start DATA EXCERPT
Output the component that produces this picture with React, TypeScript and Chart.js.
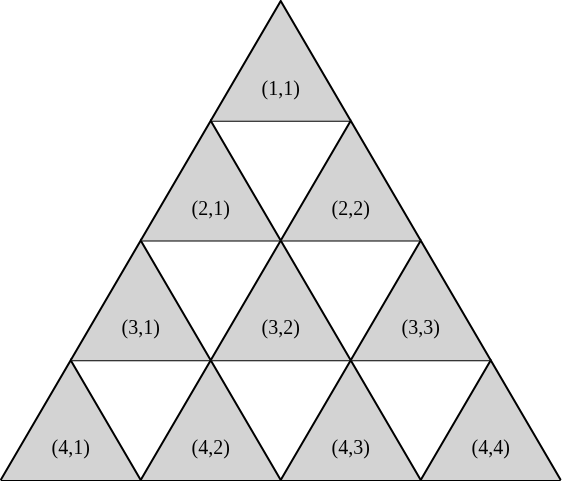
import React, { useEffect, useRef } from "react";
import { Chart, registerables } from "chart.js";
Chart.register(...registerables);

const rows = [1, 2, 3, 4];
const fillColor = "#d3d3d3";
const labelOffset = 0.74;

export default function App() {
  const ref = useRef<HTMLCanvasElement>(null);
  useEffect(() => {
    document.body.style.margin = "0";
    const datasets: any[] = [];
    const labels: { x: number; y: number; t: string }[] = [];
    rows.forEach((i) => {
      for (let j = 1; j <= i; j++) {
        const ax = 2 - (i - 1) / 2 + (j - 1);
        const top = i - 1;
        datasets.push({
          data: [{ x: ax - 0.5, y: i }, { x: ax, y: top }, { x: ax + 0.5, y: i }],
          showLine: true, borderColor: "#000", borderWidth: 2, pointRadius: 0,
          backgroundColor: fillColor, fill: { value: i }, tension: 0,
        });
        labels.push({ x: ax, y: top + labelOffset, t: `(${i},${j})` });
      }
      datasets.push({
        data: [{ x: 2 - i / 2, y: i }, { x: 2 + i / 2, y: i }],
        showLine: true, borderColor: "#000", borderWidth: 2, pointRadius: 0, fill: false,
      });
    });
    const textPlugin = {
      id: "txt",
      afterDatasetsDraw(c: any) {
        const ctx = c.ctx;
        ctx.save();
        ctx.font = '20px "Liberation Serif"';
        ctx.fillStyle = "#000";
        ctx.textAlign = "center";
        ctx.textBaseline = "middle";
        labels.forEach((l) => ctx.fillText(l.t, c.scales.x.getPixelForValue(l.x), c.scales.y.getPixelForValue(l.y)));
        ctx.restore();
      },
    };
    const chart = new Chart(ref.current!, {
      type: "scatter",
      data: { datasets },
      options: {
        animation: false, responsive: false,
        layout: { padding: 0 },
        plugins: { legend: { display: false }, tooltip: { enabled: false } },
        scales: {
          x: { display: false, min: -0.005, max: 4.009 },
          y: { display: false, reverse: true, min: -0.008, max: 4.016 },
        },
      },
      plugins: [textPlugin],
    } as any);
    return () => chart.destroy();
  }, []);
  return <canvas ref={ref} width={562} height={482} style={{ display: "block" }} />;
}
end DATA EXCERPT
§ **THE REQUEST**
Extract the full listing exactly, with the pictures left out.

§ **RESULT OF THIS EXERCISE**
Output the component that produces this picture with React, TypeScript and Chart.js.
import React, { useEffect, useRef } from "react";
import { Chart, registerables } from "chart.js";
Chart.register(...registerables);

const rows = [1, 2, 3, 4];
const fillColor = "#d3d3d3";
const labelOffset = 0.74;

export default function App() {
  const ref = useRef<HTMLCanvasElement>(null);
  useEffect(() => {
    document.body.style.margin = "0";
    const datasets: any[] = [];
    const labels: { x: number; y: number; t: string }[] = [];
    rows.forEach((i) => {
      for (let j = 1; j <= i; j++) {
        const ax = 2 - (i - 1) / 2 + (j - 1);
        const top = i - 1;
        datasets.push({
          data: [{ x: ax - 0.5, y: i }, { x: ax, y: top }, { x: ax + 0.5, y: i }],
          showLine: true, borderColor: "#000", borderWidth: 2, pointRadius: 0,
          backgroundColor: fillColor, fill: { value: i }, tension: 0,
        });
        labels.push({ x: ax, y: top + labelOffset, t: `(${i},${j})` });
      }
      datasets.push({
        data: [{ x: 2 - i / 2, y: i }, { x: 2 + i / 2, y: i }],
        showLine: true, borderColor: "#000", borderWidth: 2, pointRadius: 0, fill: false,
      });
    });
    const textPlugin = {
      id: "txt",
      afterDatasetsDraw(c: any) {
        const ctx = c.ctx;
        ctx.save();
        ctx.font = '20px "Liberation Serif"';
        ctx.fillStyle = "#000";
        ctx.textAlign = "center";
        ctx.textBaseline = "middle";
        labels.forEach((l) => ctx.fillText(l.t, c.scales.x.getPixelForValue(l.x), c.scales.y.getPixelForValue(l.y)));
        ctx.restore();
      },
    };
    const chart = new Chart(ref.current!, {
      type: "scatter",
      data: { datasets },
      options: {
        animation: false, responsive: false,
        layout: { padding: 0 },
        plugins: { legend: { display: false }, tooltip: { enabled: false } },
        scales: {
          x: { display: false, min: -0.005, max: 4.009 },
          y: { display: false, reverse: true, min: -0.008, max: 4.016 },
        },
      },
      plugins: [textPlugin],
    } as any);
    return () => chart.destroy();
  }, []);
  return <canvas ref={ref} width={562} height={482} style={{ display: "block" }} />;
}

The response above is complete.